The British contingent in Afghanistan is among the most active NATO units in the nearly seven-year-old war with the Taliban, the Islamic movement that ruled most of Afghanistan before its al Qaeda allies attacked New York and Washington in 2001.

A U.S.-led invasion the following October drove the Taliban from power, but American and allied troops have been fighting its remnants in the country's mountainous south ever since.

A total of 824 coalition troops have been killed in the Afghan conflict, including more than 500 Americans.

In a joint statement with Browne, Air Chief Marshal Jock Stirrup, the British military's chief of staff, offered his sympathy for the deaths, but said British troops "are engaged in a most worthy and noble endeavor, and they are making good progress."

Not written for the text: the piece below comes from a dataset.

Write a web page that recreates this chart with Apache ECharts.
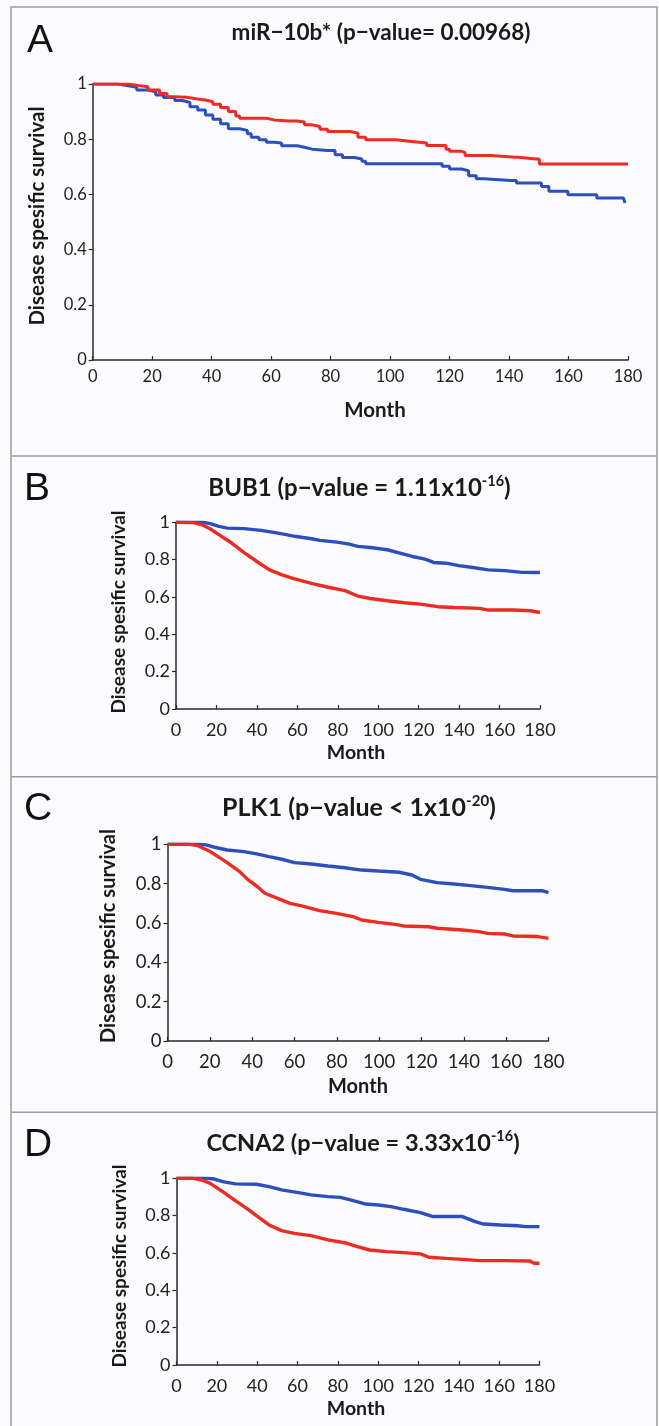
<!DOCTYPE html>
<html>
<head>
<meta charset="utf-8">
<script src="https://cdn.jsdelivr.net/npm/echarts@6/dist/echarts.min.js"></script>
<style>
html,body{margin:0;padding:0;background:#fbfbfd;}
#c{width:659px;height:1426px;}
</style>
</head>
<body>
<div id="c"></div>
<script>
// ---- Tick labels ----
const xTicks = [0, 20, 40, 60, 80, 100, 120, 140, 160, 180];
const yTicks = [0, 0.2, 0.4, 0.6, 0.8, 1];

// ---- Panel A: miR-10b* ----
const monthsA_red = [0, 12, 15, 18.6, 22.5, 25, 27.6, 31.5, 35.3, 37.9, 40.4, 43, 45.6, 48.1, 49.4, 54.6, 58.4, 61, 66, 68.7, 71.2, 73.8, 76.4, 79, 84, 86.7, 89.2, 91.8, 99.5, 102, 107.2, 112.3, 117.5, 118.8, 120, 124, 125.2, 133, 134, 142, 143, 149, 150.2, 180];
const survA_red = [1, 0.995, 0.99, 0.978, 0.966, 0.954, 0.952, 0.946, 0.942, 0.936, 0.927, 0.915, 0.9, 0.884, 0.876, 0.876, 0.870, 0.866, 0.866, 0.862, 0.852, 0.846, 0.836, 0.828, 0.828, 0.822, 0.807, 0.798, 0.798, 0.792, 0.786, 0.777, 0.777, 0.764, 0.756, 0.752, 0.741, 0.741, 0.735, 0.735, 0.728, 0.728, 0.71, 0.71];
const monthsA_blue = [0, 6, 8.3, 11, 14.8, 18.6, 21.2, 23.8, 27.6, 30.2, 32.7, 35.3, 37.9, 40.4, 43, 45.6, 49.4, 52, 53.3, 55.9, 58.4, 61, 63.5, 68.7, 71.2, 73.8, 79, 81.5, 84, 88, 90.5, 91.8, 114.3, 117.5, 120, 124, 126.4, 129, 131.6, 140.6, 142.5, 148.3, 150.9, 153.4, 158.5, 159.8, 168.2, 169.5, 178.5, 179];
const survA_blue = [1, 1, 0.995, 0.988, 0.978, 0.972, 0.96, 0.951, 0.94, 0.933, 0.918, 0.906, 0.888, 0.872, 0.856, 0.838, 0.832, 0.82, 0.807, 0.798, 0.789, 0.786, 0.776, 0.771, 0.764, 0.759, 0.759, 0.744, 0.734, 0.728, 0.72, 0.711, 0.711, 0.702, 0.692, 0.686, 0.668, 0.657, 0.65, 0.65, 0.641, 0.641, 0.629, 0.611, 0.611, 0.599, 0.599, 0.587, 0.587, 0.569];

// ---- Panel B: BUB1 ----
const monthsB_blue = [0, 12.9, 17, 21.2, 25.4, 33.7, 42, 48.3, 54.5, 58.7, 67, 71.2, 79.5, 85.7, 89.9, 96.1, 104.5, 110.7, 116.9, 123.2, 127.4, 133.6, 139.8, 146, 154.4, 162.7, 171, 180];
const survB_blue = [1, 1, 0.993, 0.978, 0.969, 0.966, 0.957, 0.946, 0.934, 0.925, 0.912, 0.903, 0.894, 0.883, 0.871, 0.865, 0.853, 0.835, 0.817, 0.803, 0.785, 0.781, 0.768, 0.759, 0.745, 0.741, 0.732, 0.731];
const monthsB_red = [0, 8.7, 12.9, 17, 21.2, 27.5, 33.7, 40, 46.2, 52.4, 58.7, 67, 75.3, 83.6, 89.9, 96.1, 104.5, 112.8, 121, 129.4, 137.7, 150.2, 154.4, 166.9, 175.2, 180];
const survB_red = [1, 0.998, 0.987, 0.964, 0.934, 0.889, 0.838, 0.79, 0.745, 0.718, 0.697, 0.673, 0.652, 0.634, 0.605, 0.592, 0.58, 0.569, 0.562, 0.548, 0.544, 0.539, 0.53, 0.53, 0.526, 0.517];

// ---- Panel C: PLK1 ----
const monthsC_blue = [0, 14.3, 18.3, 22.2, 28.2, 36.1, 42.1, 48, 54, 60, 67.9, 75.8, 83.7, 91.7, 99.6, 109.5, 115.5, 119.5, 127.4, 135.3, 143.3, 151.2, 159.2, 163.2, 177, 180];
const survC_blue = [1, 1, 0.997, 0.985, 0.971, 0.963, 0.951, 0.937, 0.924, 0.907, 0.9, 0.89, 0.881, 0.869, 0.864, 0.858, 0.844, 0.822, 0.805, 0.798, 0.79, 0.781, 0.771, 0.764, 0.764, 0.754];
const monthsC_red = [0, 10.3, 14.3, 20.2, 28.2, 34.1, 38.1, 42.1, 46, 52, 57.9, 63.9, 71.8, 79.8, 87.7, 91.7, 99.6, 107.5, 111.5, 123.4, 127.4, 139.3, 147.2, 151.2, 159.2, 163.2, 175, 180];
const survC_red = [1, 1, 0.993, 0.963, 0.907, 0.861, 0.819, 0.788, 0.751, 0.725, 0.7, 0.686, 0.663, 0.649, 0.632, 0.615, 0.603, 0.593, 0.585, 0.581, 0.573, 0.564, 0.556, 0.547, 0.544, 0.534, 0.531, 0.522];

// ---- Panel D: CCNA2 ----
const monthsD_blue = [0, 14.6, 18.8, 22.9, 29.2, 39.6, 45.9, 52.1, 60.5, 66.7, 75.1, 81.3, 87.6, 93.9, 100.1, 106.4, 112.6, 121, 127.2, 141.8, 148.1, 152.3, 160.6, 169, 173.1, 180];
const survD_blue = [1, 1, 0.996, 0.982, 0.97, 0.968, 0.955, 0.938, 0.923, 0.911, 0.902, 0.898, 0.88, 0.862, 0.857, 0.848, 0.834, 0.816, 0.795, 0.795, 0.768, 0.755, 0.75, 0.746, 0.741, 0.741];
const monthsD_red = [0, 8.3, 12.5, 16.7, 22.9, 29.2, 35.5, 39.6, 45.9, 52.1, 58.4, 66.7, 75.1, 83.4, 89.7, 95.9, 104.3, 112.6, 121, 125.2, 133.5, 141.8, 150.2, 162.7, 175.2, 177.3, 180];
const survD_red = [1, 1, 0.991, 0.973, 0.929, 0.88, 0.834, 0.8, 0.75, 0.72, 0.705, 0.693, 0.67, 0.655, 0.634, 0.616, 0.607, 0.602, 0.595, 0.577, 0.571, 0.566, 0.559, 0.559, 0.557, 0.545, 0.545];

// ---- Texts ----
const panelLetters = ['A', 'B', 'C', 'D'];
const titleA = 'miR\u221210b* (p\u2212value= 0.00968)';
const titleB = ['BUB1 (p\u2212value = 1.11x10', '-16', ')'];
const titleC = ['PLK1 (p\u2212value < 1x10', '-20', ')'];
const titleD = ['CCNA2 (p\u2212value = 3.33x10', '-16', ')'];
const yName = 'Disease spesific survival';
const xName = 'Month';

// ---- Layout (styling, not data) ----
const RED = '#ee2b23', BLUE = '#2d4fbe';
const grids = [
  {left: 92.7, top: 84, width: 535.3, height: 276},
  {left: 176, top: 522.3, width: 364, height: 186.7},
  {left: 167.5, top: 844.3, width: 381, height: 196.7},
  {left: 176.5, top: 1178.3, width: 363, height: 186.7}
];
const tickFont = [16.5, 18, 18.5, 18];
const pairs = (xs, ys) => xs.map((x, i) => [x, ys[i]]);
const seriesData = [
  [pairs(monthsA_red, survA_red), pairs(monthsA_blue, survA_blue)],
  [pairs(monthsB_red, survB_red), pairs(monthsB_blue, survB_blue)],
  [pairs(monthsC_red, survC_red), pairs(monthsC_blue, survC_blue)],
  [pairs(monthsD_red, survD_red), pairs(monthsD_blue, survD_blue)]
];

const xAxes = [], yAxes = [], series = [];
grids.forEach((g, i) => {
  xAxes.push({
    type: 'value', gridIndex: i, min: xTicks[0], max: xTicks[xTicks.length - 1], interval: xTicks[1] - xTicks[0],
    axisLine: {show: true, lineStyle: {color: '#2a2a2a', width: 1.5}},
    axisTick: {show: true, inside: true, length: 4, lineStyle: {color: '#2a2a2a', width: 1.2}},
    axisLabel: {color: '#222', fontFamily: 'Lato', fontSize: tickFont[i], margin: i === 0 ? 8 : 12},
    splitLine: {show: false}
  });
  yAxes.push({
    type: 'value', gridIndex: i, min: yTicks[0], max: yTicks[yTicks.length - 1], interval: yTicks[1] - yTicks[0],
    axisLine: {show: true, lineStyle: {color: '#2a2a2a', width: 1.5}},
    axisTick: {show: true, inside: false, length: 4, lineStyle: {color: '#2a2a2a', width: 1.2}},
    axisLabel: {color: '#222', fontFamily: 'Lato', fontSize: tickFont[i], margin: 6},
    splitLine: {show: false}
  });
  const step = i === 0 ? 'end' : false;
  [RED, BLUE].forEach((col, k) => {
    series.push({
      type: 'line', xAxisIndex: i, yAxisIndex: i, data: seriesData[i][k], step: step,
      showSymbol: false, symbol: 'none', silent: true, animation: false,
      lineStyle: {color: col, width: i === 0 ? 3 : 3.4}, z: k === 0 ? 3 : 2
    });
  });
});

const letterPos = [[27, 41], [24, 489], [24, 809], [24, 1145]];
const titlePos = [[381, 33], [359.5, 488], [359, 808], [363, 1143]];
const yNamePos = [[37, 216], [119, 612], [109, 936], [120, 1266]];
const xNamePos = [[375, 410], [356, 752.7], [358, 1086.7], [356, 1408.3]];
const titleSize = [22.5, 24, 25, 23.5];
const supSize = [0, 14.5, 15, 14.5];
const yNameSize = [20.5, 19, 20, 19];
const xNameSize = [20.5, 19.5, 20, 19.5];

const graphic = [];
graphic.push({type: 'rect', shape: {x: 11, y: 7, width: 646, height: 1440}, style: {fill: null, stroke: '#9c9c9c', lineWidth: 1.5}, silent: true});
[456, 776.7, 1112.3].forEach(y => graphic.push({type: 'line', shape: {x1: 11, y1: y, x2: 657, y2: y}, style: {stroke: '#9c9c9c', lineWidth: 1.5}, silent: true}));
panelLetters.forEach((L, i) => graphic.push({type: 'text', x: letterPos[i][0], y: letterPos[i][1], style: {text: L, font: '39px "Liberation Sans"', fill: '#111', textAlign: 'left', textVerticalAlign: 'middle'}}));
graphic.push({type: 'text', x: titlePos[0][0], y: titlePos[0][1], style: {text: titleA, font: 'bold ' + titleSize[0] + 'px Lato', fill: '#1a1a1a', textAlign: 'center', textVerticalAlign: 'middle'}});
[titleB, titleC, titleD].forEach((t, j) => {
  const i = j + 1;
  graphic.push({type: 'text', x: titlePos[i][0], y: titlePos[i][1], style: {
    text: '{m|' + t[0] + '}{s|' + t[1] + '}{m|' + t[2] + '}',
    textAlign: 'center', textVerticalAlign: 'middle',
    rich: {
      m: {fontFamily: 'Lato', fontWeight: 'bold', fontSize: titleSize[i], fill: '#1a1a1a', lineHeight: 28, verticalAlign: 'middle'},
      s: {fontFamily: 'Lato', fontWeight: 'bold', fontSize: supSize[i], fill: '#1a1a1a', lineHeight: 14, verticalAlign: 'top'}
    }
  }});
});
yNamePos.forEach((p, i) => graphic.push({type: 'text', x: p[0], y: p[1], rotation: Math.PI / 2, style: {text: yName, font: 'bold ' + yNameSize[i] + 'px Lato', fill: '#1a1a1a', textAlign: 'center', textVerticalAlign: 'middle'}}));
xNamePos.forEach((p, i) => graphic.push({type: 'text', x: p[0], y: p[1], style: {text: xName, font: 'bold ' + xNameSize[i] + 'px Lato', fill: '#1a1a1a', textAlign: 'center', textVerticalAlign: 'middle'}}));

const chart = echarts.init(document.getElementById('c'), null, {renderer: 'canvas'});
chart.setOption({
  backgroundColor: '#fbfbfd',
  animation: false,
  grid: grids.map(g => Object.assign({containLabel: false}, g)),
  xAxis: xAxes,
  yAxis: yAxes,
  series: series,
  graphic: graphic
});
</script>
</body>
</html>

"Our Armed Forces are resolute in doing what their country asks of them," Stirrup said. "These deaths, though hard to bear, remind us all of the extraordinary sacrifices they and their families make on our behalf -- and of the price of failure if we falter in Afghanistan. We continue to owe them a great debt of gratitude."

He said British troops had put the Taliban "on the back foot" in Helmand province and improved the lives of ordinary Afghans in the process.

"Make no mistake, the Taliban influence is waning, and through British blood, determination and grit, a window of opportunity has been opened," he said.

At least 14 others were killed Sunday in suspected Taliban attacks across southern Afghanistan, including six police officers in Ghazni province, and a district official and three of his bodyguards in Khost, officials said.

An Afghan journalist working for the British Broadcasting Corporation was found dead Sunday, a day after he was abducted in southern Afghanistan, network and Afghan officials said.

Gunmen abducted Abdul Samad Rohani in southern Helmand province Saturday, said Ahmad Nabi Jan, an official with provincial police. His body was found stabbed and shot in a cemetery near the provincial capital.